Не много, но есть...Я люблю делать вещи артистически. Я, например, написал стихотворение о родном языке: “В соннім спокої вогонь твій ледь бився, але страху я тоді натерпівся”.
Мне приятно, когда я это стихотворение декламирую, я вижу, как на секунду у людей округляются глаза. Потом они понимают, что ничего такого не сказано. Когда это артистично – это красиво.
Если кто-то из политиков сказал “нельзя впихнуть невпихуєме” – это широко цитируется. Когда это просто грубое ругательство, оно мне не нужно, и я им не пользуюсь. Кроме того, по сравнению с основной массой современной литературы, мои тексты очень и очень целомудренны.
Вы закончили Московский литературный институт. У Вас никогда не возникало желание писать по-русски?Я не хочу быть более святее Папы Римского. Когда я учился, я писал по-русски какие-то эпиграммы на своих однокурсников, но это не было серьезно.
Когда ко мне обращаются какие-то порядочные русскоязычные издания, то я журналистские материалы пишу по-русски. Я хорошо знаю этот язык. Когда я учился в Литинституте, я своим русакам-однокурсникам исправлял ошибки в их произведениях, потому что я лучше знаю этот язык. Но желания писать не было. Я всегда знал, то ли в голове, то ли в подсознании, что я – украинский писатель.
Кто первым читает Ваши произведения? Преимущественно, жена. Нужно отдать ей должное, она не отказывается... Но я силой не говорю: “На, почитай!” – а предлагаю: “Хочешь прочитать?”

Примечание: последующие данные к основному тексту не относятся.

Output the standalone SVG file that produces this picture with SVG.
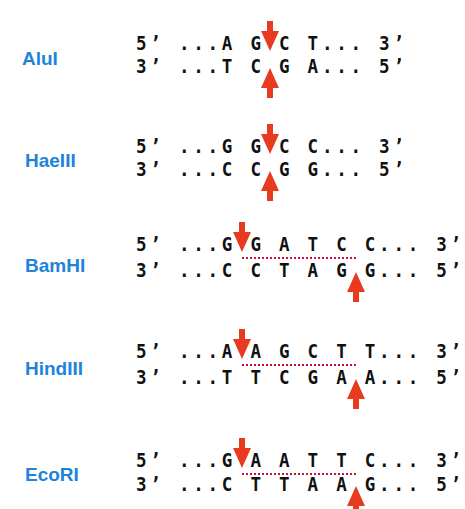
<svg xmlns="http://www.w3.org/2000/svg" xmlns:xlink="http://www.w3.org/1999/xlink" width="465" height="509" viewBox="0 0 465 509">
<style>
.lbl{font-family:"Liberation Sans",Arial,sans-serif;font-weight:bold;font-size:19px;fill:#2183d9;}
.seq{font-family:"DejaVu Sans Mono",monospace;font-weight:bold;font-size:19.5px;letter-spacing:4.15px;fill:#111;}
.arr{fill:#e83a1e;}
.dot{stroke:#c8143c;stroke-width:2;stroke-dasharray:2 2;fill:none;}
</style>
<defs>
<path id="dn" d="M0,0 L-9,-20 L-3,-20 L-3,-30 L3,-30 L3,-20 L9,-20 Z"/>
<path id="up" d="M0,0 L-9,20 L-3,20 L-3,30 L3,30 L3,20 L9,20 Z"/>
</defs>
<rect width="465" height="509" fill="#fff"/>
<g id="AluI">
<text class="lbl" x="22" y="65">AluI</text>
<text class="seq" transform="translate(136,50) scale(0.9,1)">5’ ...A G C T... 3’</text>
<text class="seq" transform="translate(136,73) scale(0.9,1)">3’ ...T C G A... 5’</text>
</g>
<g id="HaeIII">
<text class="lbl" x="25" y="167">HaeIII</text>
<text class="seq" transform="translate(136,153) scale(0.9,1)">5’ ...G G C C... 3’</text>
<text class="seq" transform="translate(136,176) scale(0.9,1)">3’ ...C C G G... 5’</text>
</g>
<g id="BamHI">
<text class="lbl" x="25" y="272">BamHI</text>
<text class="seq" transform="translate(136,251) scale(0.9,1)">5’ ...G G A T C C... 3’</text>
<text class="seq" transform="translate(136,277) scale(0.9,1)">3’ ...C C T A G G... 5’</text>
</g>
<g id="HindIII">
<text class="lbl" x="25" y="375">HindIII</text>
<text class="seq" transform="translate(136,358) scale(0.9,1)">5’ ...A A G C T T... 3’</text>
<text class="seq" transform="translate(136,384) scale(0.9,1)">3’ ...T T C G A A... 5’</text>
</g>
<g id="EcoRI">
<text class="lbl" x="25" y="481">EcoRI</text>
<text class="seq" transform="translate(136,467) scale(0.9,1)">5’ ...G A A T T C... 3’</text>
<text class="seq" transform="translate(136,491) scale(0.9,1)">3’ ...C T T A A G... 5’</text>
</g>
<g id="cuts">
<use xlink:href="#dn" class="arr" x="270" y="51"/>
<use xlink:href="#up" class="arr" x="270" y="68"/>
<use xlink:href="#dn" class="arr" x="270" y="154"/>
<use xlink:href="#up" class="arr" x="270" y="171"/>
<line class="dot" x1="242" y1="258" x2="356" y2="258"/>
<use xlink:href="#dn" class="arr" x="242" y="252"/>
<use xlink:href="#up" class="arr" x="356" y="272"/>
<line class="dot" x1="242" y1="365" x2="356" y2="365"/>
<use xlink:href="#dn" class="arr" x="242" y="359"/>
<use xlink:href="#up" class="arr" x="356" y="379"/>
<line class="dot" x1="242" y1="474" x2="356" y2="474"/>
<use xlink:href="#dn" class="arr" x="242" y="468"/>
<use xlink:href="#up" class="arr" x="356" y="486"/>
</g>
</svg>
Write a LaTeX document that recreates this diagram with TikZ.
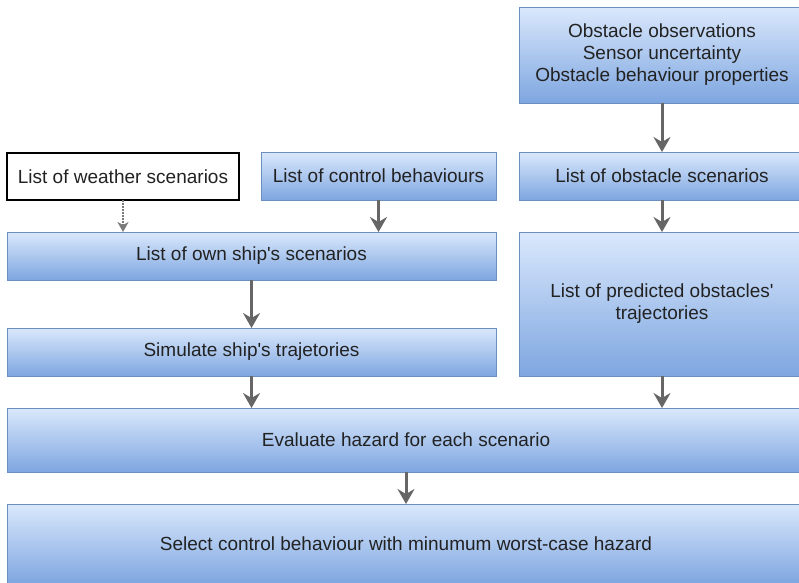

Раньше, если произведение посвящалось какому-то конкретному человеку, то она и видела это произведение первым. Я этому не придаю какого-то слишком большого значения.
Есть вещи, которые еще никто не видел. Есть вещи, которые в компьютере, есть – которые в голове.
А к критике как относитесь?К критике отношусь благосклонно, но тоже с поправкой. Есть нормальная, умная, конструктивная критика и, скажем так, обоснованная, а просто злые неприятные для меня статьи, хотя в последнее время я просто перестал их читать.
Часто критики оказываются бывшими неудачными писателями. В их критических произведениях между строками просматривается такая глубокая, такая ущербная черная зависть к тем людям, которые могут написать что-то стоящее.
Вы пишете по принципу “ни одного дня без строки” или только когда придет вдохновение?
Для того, чтобы держаться в форме, я пытаюсь просто все время придумывать какие-то тексты. Причем очень много идет в шлак, в отвал. Когда я вижу остроумную или – наоборот – не остроумную рекламу, я ее пытаюсь обыграть, переиначить, чтобы мне было интересно. Или пишу какое-либо четверостишие, чтобы себе доказать, что я это могу, что я способен.
Вы как-то написали, что труд писателя нелегкий и неблагодарный. В действительности ли все так плохо?Он действительно нелегкий. Когда я был молодым мужчиной, я смеялся с выражения Льва Толстого, я тогда не понимал этих слов: “Когда что-то делаешь – то делай хорошо, или не делай вообще”. Сейчас я сам стою на этих принципах. Писать нужно хорошо, а хорошо писать тяжело. Потому пишу мало и медленно. И за это сам на себя сержусь.
КУЛЬТУРА – ЭТО Я Во время какого-то публичного обсуждения проблем украинской культуры Вы написали плакат “Культура – это я” и прикрепили себе на грудь. Это был способ Вашего самовыражения или протеста?
Каким произведением Вы гордитесь больше всего? Что у Вас писалось сложнее всего?Это, по-видимому, одно и то же произведение – роман “Рівне/Ровно”. И я в действительности им горжусь. Я думаю, что пока это мое высшее достижение.
Как известно, вы соратник Юрия Андруховича, Виктора Неборака...Это они мои соратники!
Как с ними сейчас складываются отношения, и с кем еще из украинских писателей Вы дружите?
С Юрой и Виктором у меня прекрасные отношения. Мы встретимся 6 сентября во Львове, там состоится презентация нового издания – “Избранное “Бу-Ба-Бу”. Отношения продолжаются, они дружеские, мы любим друг друга, перезваниваемся, пишем мэйлы, держим друг друга в поле зрения.
А из других авторов? Считаю близкими друзьями прозаика Евгению Кононенко, из молодого поколения – Жадана, Андрея Бондаря, из еще из более молодого – Марину Соколян, Светлану Пиркало, Софийку Андрухович. Но это далеко не все... Есть друзья, которые никак не причастны к литературе. У меня много друзей.